Ghouta Timur merupakan wilayah kelompok mujahidin terakhir yang berada di bawah kepungan rezim Assad sejak 2013. Secara geografis, Ghouta Timur berada di jarak 10 kilometer sebelah timur dari pusat kota Damaskus, ibu kota Suriah. Ghouta Timur merupakan rumah bagi sekitar 400 ribu warga sipil, yang setengahnya terdiri dari anak-anak. Sudah tujuh tahun lebih, wilayah ini telah menjadi basis perjuangan mujahidin Suriah melawan tirani rezim Bassar Assad yang berkuasa.

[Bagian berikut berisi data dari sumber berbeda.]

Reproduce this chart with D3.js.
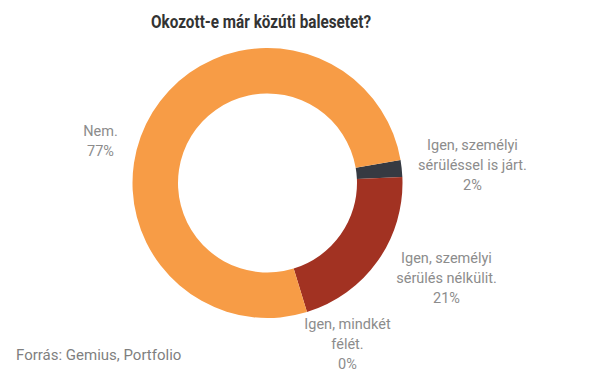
<!DOCTYPE html>
<html>
<head>
<meta charset="utf-8">
<script src="https://cdn.jsdelivr.net/npm/d3@7"></script>
<style>
  body { margin: 0; background: #fff; }
  svg { display: block; font-family: Roboto, "Noto Sans", sans-serif; }
</style>
</head>
<body>
<script>
// data, in the order the slices run clockwise
let categories = ['Igen, személyi sérüléssel is járt.', 'Igen, személyi sérülés nélkülit.', 'Igen, mindkét félét.', 'Nem.'];
let values = [2, 21, 0, 77];
let labelLines = [
  ['Igen, személyi', 'sérüléssel is járt.', '2%'],
  ['Igen, személyi', 'sérülés nélkülit.', '21%'],
  ['Igen, mindkét', 'félét.', '0%'],
  ['Nem.', '77%']
];
let colors = ['#363a42', '#a23222', '#a23222', '#f79c46'];

// label anchor offsets from the centre (x centre of block, first baseline)
let labelPos = [[205, -33], [179, 80], [80, 146], [-167, -47]];

let width = 605, height = 378;
let cx = 267.5, cy = 183, rOuter = 135, rInner = 89.5;

let svg = d3.select('body')
      .append('svg')
      .attr('width', width)
      .attr('height', height);

svg.append('text')
  .attr('x', 261)
  .attr('y', 28)
  .attr('text-anchor', 'middle')
  .attr('textLength', 220)
  .attr('lengthAdjust', 'spacingAndGlyphs')
  .style('font-size', '18px')
  .style('font-weight', 'bold')
  .style('fill', '#333')
  .text('Okozott-e már közúti balesetet?');

let pie = d3.pie()
      .sort(null)
      .value(d => d)
      .startAngle(80.2 * Math.PI / 180)
      .endAngle(80.2 * Math.PI / 180 + 2 * Math.PI);

let arc = d3.arc()
      .innerRadius(rInner)
      .outerRadius(rOuter);

let g = svg.append('g').attr('transform', `translate(${cx},${cy})`);

g.selectAll('path')
  .data(pie(values))
  .enter()
  .append('path')
  .attr('d', arc)
  .style('fill', (d, i) => colors[i]);

let labels = g.selectAll('text.lbl')
  .data(labelLines)
  .enter()
  .append('text')
  .classed('lbl', true)
  .attr('text-anchor', 'middle')
  .style('font-size', '14.5px')
  .style('fill', '#8c8c8c');

labels.each(function(lines, i) {
  d3.select(this).selectAll('tspan')
    .data(lines)
    .enter()
    .append('tspan')
    .attr('x', labelPos[i][0])
    .attr('y', (l, j) => labelPos[i][1] + j * 20)
    .text(l => l);
});

svg.append('text')
  .attr('x', 16)
  .attr('y', 360)
  .style('font-size', '15px')
  .style('fill', '#7f7f7f')
  .text('Forrás: Gemius, Portfolio');
</script>
</body>
</html>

Nubuwat Nabi, Ghouta Benteng Terakhir Kaum Muslimin

Selain dikenal sebagai wilayah yang makmur dengan hasil buminya, Ghouta juga termasuk salah satu kota yang disebut-sebut oleh Nabi sallallahu a’laihi wasallam sebagai benteng terakhir umat Islam di akhir zaman. Ia menjadi tempat perlindungan kaum muslimin ketika meletusnya perang di akhir zaman. Karena itu, dalam beberapa riwayat lain ketika menyebutkan keutamaan negeri Syam, secara spesifik Rasulullah sallallahu a’laihi wasallam menyatakan bahwa Ghouta merupakan kota terbaik di antara kota-kota yang ada di wilayah Damaskus.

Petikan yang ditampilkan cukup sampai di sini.